12. Stephen Fry on depression
“If you know someone who’s depressed, please resolve never to ask them why. Depression isn’t a straightforward response to a bad situation; depression just is, like the weather.” – Stephen Fry
I’ve had periods of deep melancholy in my life that probably swung into mild depression, though I was never treated for it. I went through most of a year once where I had minimal motivation to do much of anything at all other than the absolute bare minimum. It took me a long time to climb out of that hole.
Lately, I’ve been watching a good friend of mine fall into that kind of depression spiral. He’s gradually become more and more withdrawn from me and from other mutual friends. He doesn’t respond to text messages or other methods of communication much at all. Even when I do manage to get him out of the house, he’s largely uncommunicative. I know from others that he rarely leaves his home.

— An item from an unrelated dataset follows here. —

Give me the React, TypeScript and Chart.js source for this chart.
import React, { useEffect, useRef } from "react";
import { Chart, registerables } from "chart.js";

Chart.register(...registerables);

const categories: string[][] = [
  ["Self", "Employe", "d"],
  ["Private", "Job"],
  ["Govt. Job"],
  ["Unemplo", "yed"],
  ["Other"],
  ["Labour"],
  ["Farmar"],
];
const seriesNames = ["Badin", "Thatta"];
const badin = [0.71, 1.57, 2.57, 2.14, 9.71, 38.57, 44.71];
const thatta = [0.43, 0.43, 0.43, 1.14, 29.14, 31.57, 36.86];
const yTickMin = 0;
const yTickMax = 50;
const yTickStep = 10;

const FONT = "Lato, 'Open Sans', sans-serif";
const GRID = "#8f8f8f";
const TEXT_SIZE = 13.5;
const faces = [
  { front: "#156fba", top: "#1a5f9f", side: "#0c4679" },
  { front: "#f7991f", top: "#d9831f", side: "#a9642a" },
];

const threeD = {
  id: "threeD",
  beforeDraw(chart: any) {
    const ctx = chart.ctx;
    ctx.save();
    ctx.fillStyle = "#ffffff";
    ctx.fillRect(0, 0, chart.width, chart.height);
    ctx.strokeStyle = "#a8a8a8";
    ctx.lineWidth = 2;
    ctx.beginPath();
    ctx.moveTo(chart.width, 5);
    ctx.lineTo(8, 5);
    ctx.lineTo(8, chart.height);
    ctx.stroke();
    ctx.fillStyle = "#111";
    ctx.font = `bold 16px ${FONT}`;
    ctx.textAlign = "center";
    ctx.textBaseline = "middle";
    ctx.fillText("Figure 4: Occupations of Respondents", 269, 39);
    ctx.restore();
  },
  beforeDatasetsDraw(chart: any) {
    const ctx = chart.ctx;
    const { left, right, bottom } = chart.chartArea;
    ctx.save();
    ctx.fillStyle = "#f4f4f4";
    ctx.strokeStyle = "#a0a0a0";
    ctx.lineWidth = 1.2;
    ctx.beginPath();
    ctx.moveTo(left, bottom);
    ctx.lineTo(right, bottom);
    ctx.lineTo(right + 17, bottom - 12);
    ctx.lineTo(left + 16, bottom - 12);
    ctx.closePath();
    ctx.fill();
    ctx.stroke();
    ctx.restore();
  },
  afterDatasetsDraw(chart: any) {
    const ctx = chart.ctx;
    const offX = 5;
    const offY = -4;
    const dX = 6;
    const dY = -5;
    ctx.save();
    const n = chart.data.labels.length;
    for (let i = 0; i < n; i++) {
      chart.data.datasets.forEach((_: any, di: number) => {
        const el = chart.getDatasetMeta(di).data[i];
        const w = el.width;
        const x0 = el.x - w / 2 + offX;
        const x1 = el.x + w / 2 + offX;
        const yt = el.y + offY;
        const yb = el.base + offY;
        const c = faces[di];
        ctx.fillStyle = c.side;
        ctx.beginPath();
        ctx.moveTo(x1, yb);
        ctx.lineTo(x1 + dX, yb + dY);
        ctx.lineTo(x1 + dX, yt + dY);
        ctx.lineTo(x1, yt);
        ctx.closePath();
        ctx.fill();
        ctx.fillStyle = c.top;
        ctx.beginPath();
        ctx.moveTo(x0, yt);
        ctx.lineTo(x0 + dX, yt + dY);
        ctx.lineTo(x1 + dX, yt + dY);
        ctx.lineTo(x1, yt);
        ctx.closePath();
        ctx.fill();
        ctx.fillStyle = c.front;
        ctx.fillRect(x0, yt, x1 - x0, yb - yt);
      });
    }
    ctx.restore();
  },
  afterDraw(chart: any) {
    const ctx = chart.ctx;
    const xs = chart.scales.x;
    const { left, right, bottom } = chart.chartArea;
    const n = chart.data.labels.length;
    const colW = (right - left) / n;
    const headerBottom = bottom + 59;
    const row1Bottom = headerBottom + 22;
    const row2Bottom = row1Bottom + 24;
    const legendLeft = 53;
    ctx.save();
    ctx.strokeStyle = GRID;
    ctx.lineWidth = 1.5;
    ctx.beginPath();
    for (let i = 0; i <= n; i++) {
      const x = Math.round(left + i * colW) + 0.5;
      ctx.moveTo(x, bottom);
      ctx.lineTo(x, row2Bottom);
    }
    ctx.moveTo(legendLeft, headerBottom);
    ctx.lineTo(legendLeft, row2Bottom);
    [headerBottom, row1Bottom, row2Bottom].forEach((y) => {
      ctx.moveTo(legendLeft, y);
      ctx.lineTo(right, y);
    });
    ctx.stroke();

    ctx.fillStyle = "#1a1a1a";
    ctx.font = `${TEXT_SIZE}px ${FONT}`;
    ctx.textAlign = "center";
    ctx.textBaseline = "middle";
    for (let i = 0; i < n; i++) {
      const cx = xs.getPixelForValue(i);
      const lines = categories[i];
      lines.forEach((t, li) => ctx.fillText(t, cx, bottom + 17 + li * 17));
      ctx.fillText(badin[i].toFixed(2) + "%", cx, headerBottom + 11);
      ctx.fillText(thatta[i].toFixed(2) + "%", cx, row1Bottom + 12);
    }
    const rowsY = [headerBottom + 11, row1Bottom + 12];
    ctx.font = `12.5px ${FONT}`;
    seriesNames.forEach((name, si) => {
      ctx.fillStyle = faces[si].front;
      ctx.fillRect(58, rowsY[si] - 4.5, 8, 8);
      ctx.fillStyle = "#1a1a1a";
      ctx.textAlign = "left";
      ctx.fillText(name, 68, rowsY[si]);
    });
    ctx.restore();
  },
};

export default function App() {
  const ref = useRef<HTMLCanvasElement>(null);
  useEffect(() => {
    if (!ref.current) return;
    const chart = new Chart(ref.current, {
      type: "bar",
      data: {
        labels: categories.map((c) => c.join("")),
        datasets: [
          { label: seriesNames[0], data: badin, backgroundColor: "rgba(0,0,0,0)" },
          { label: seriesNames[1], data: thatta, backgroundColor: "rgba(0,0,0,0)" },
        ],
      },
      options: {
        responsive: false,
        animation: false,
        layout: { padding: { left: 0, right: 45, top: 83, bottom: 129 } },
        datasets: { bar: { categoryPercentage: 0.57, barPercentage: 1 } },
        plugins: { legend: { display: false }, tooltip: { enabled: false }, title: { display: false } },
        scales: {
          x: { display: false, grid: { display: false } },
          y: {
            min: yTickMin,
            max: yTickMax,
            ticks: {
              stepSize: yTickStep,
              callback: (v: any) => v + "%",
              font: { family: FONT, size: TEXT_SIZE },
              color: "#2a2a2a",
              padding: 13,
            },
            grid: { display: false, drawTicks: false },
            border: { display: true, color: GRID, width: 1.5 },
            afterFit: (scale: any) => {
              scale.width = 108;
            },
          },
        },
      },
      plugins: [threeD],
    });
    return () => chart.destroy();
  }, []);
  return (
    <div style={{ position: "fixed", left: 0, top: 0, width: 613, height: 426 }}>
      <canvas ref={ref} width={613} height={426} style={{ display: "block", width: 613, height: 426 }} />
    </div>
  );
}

I am really at a loss as to what I can do to help. In the end, I think the best thing I can do is to just keep inviting him to do things, keep sending him positive things about the things we’ve had a shared interest in, keep checking in and poking without actually talking about the elephant in the room that is depression. If he does decide to talk about it, I’ll just listen and empathize, but I won’t push him to talk about it. I want him to remember that people care about him without blatantly saying “people care about you.”
I miss him. I wish I had a magic way to help, but I don’t. Rather, I think the best thing I can do is to just not let that thread of connection between us wither and die, not push him to talk about the depression, but rather to talk about the positive things we share and if he decides to open up about it, I’ll just listen and be supportive and not try to jam my own experiences into it.